A company’s bankruptcy filing triggers the Bankruptcy Code’s “automatic stay,” which broadly prevents creditors from pursing claims against the bankrupt debtor. So does the automatic stay, set out in Section 362 of the Bankruptcy Code, 11 U.S.C. §362, shield an employer in Chapter 11 bankruptcy from grievances, arbitrations or unfair labor practice charges? Fortunately for unions, the answer is generally no.
NLRB proceedings can go forward by virtue of the exception to the automatic stay set out in Section 362(b)(4) of the Bankruptcy Code. That provision allows a government entity, in the exercise of its “police and regulatory power,” to pursue an action or proceeding against a debtor. Although a union or employee filing an unfair labor practice charge is not a government entity, the filing of the charge initiates the NLRB proceeding, and cases have repeatedly held that NLRB proceedings fall within the protection of the “police and regulatory power” carve-out to the automatic stay. See, e.g., NLRB v. 15th Avenue Iron Works, Inc., 964 F.2d 1336, 1337 (2d Cir. 1992) (collecting cases); NLRB v. Ctr. Constr. Co., 2013 WL 1858213 (E.D. Mich. 2013). Indeed, as early as 1942, the Third Circuit held that the status of an employer in bankruptcy “is no different, so far as the National Labor Relations Act … is concerned, than that of any other employer.” NLRB v. Baldwin Locomotive Works, 128 F.2d 39, 43 (3d Cir. 1942). Unions and employees, therefore, should not shy away from filing a meritorious labor board charge simply because the company has filed for bankruptcy.

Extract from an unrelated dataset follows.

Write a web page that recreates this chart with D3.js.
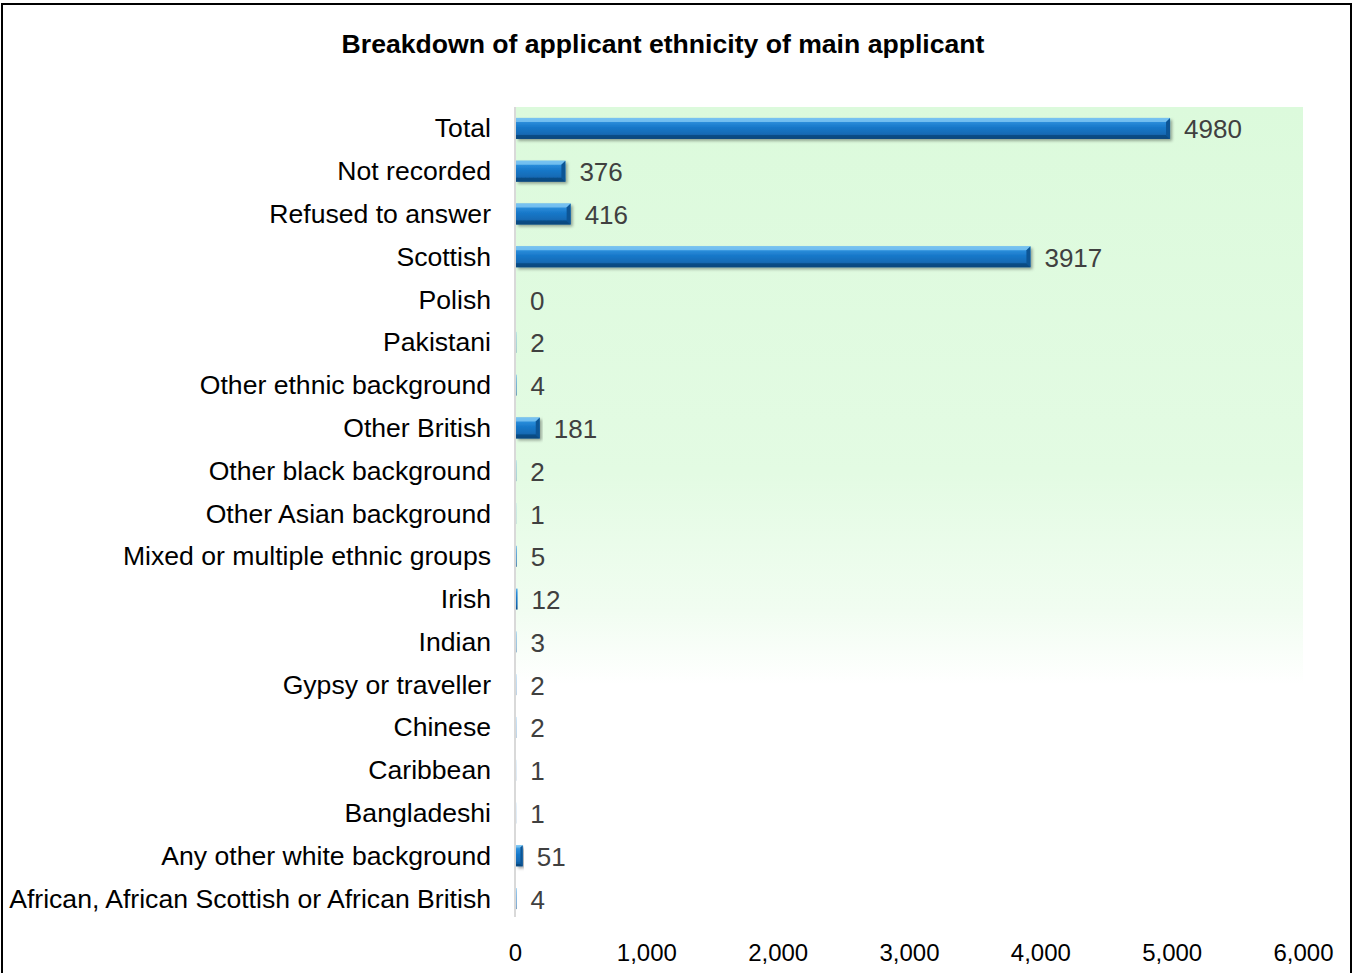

However, while NLRB proceedings may go forward to establish that a bankrupt employer committed unfair labor practices, the collection of any back pay or other monetary remedies must, absent special permission from the bankruptcy court, take place in bankruptcy court and in accord with the Bankruptcy Code’s claims procedures. (Note that under Section 503(b)(1)(A)(ii) of the Bankruptcy Code, claims arising from NLRB back pay awards may enjoy administrative priority status if the back pay is attributable to any period after the company filed for bankruptcy.)
As for grievances, so long as a union’s collective bargaining contract remains in effect and has not been rejected by the bankrupt employer, a union or employee can pursue grievances under the contract’s grievance-arbitration procedure. The lead case here is the Second Circuit’s decision in Ionosphere Clubs, Inc. v. Air Line Pilots Ass’n, 922 F.2d 984 (2d Cir. 1990). In Ionosphere, the court relied on Section 1113(f) of the Bankruptcy Code, 11 U.S.C. §1113(f), which prohibits a bankrupt employer that has not rejected a collective bargaining agreement from unilaterally terminating or altering any provision of the agreement. The Second Circuit reasoned that the automatic stay does not bar an arbitration since applying the stay “would allow a debtor unilaterally to avoid its obligation to arbitrate.” Courts have consistently followed Ionosphere’s reasoning in allowing arbitrations to proceed against bankrupt employers. See, e.g., Chestnut Hill Rehab Hosp., LLC, 387 B.R. 285, 289-90 (Bankr. M.D. Fla. 2008); Fulton Bellows & Components, Inc., 307 B.R. 896, 903-04 (Bankr. E.D. Tenn. 2004).
While unions may pursue grievances against bankrupt employers up to and through arbitration, once they obtain a grievance settlement or arbitration award in their favor, they generally may only obtain payment via the bankruptcy court’s claims procedure. One exception: where the bankrupt company “assumes” (agrees to accept) the collective bargaining agreement, either in its original form or as modified after negotiations, grievance settlements and arbitration awards will often be paid in full in the ordinary course, outside of the bankruptcy claims procedures.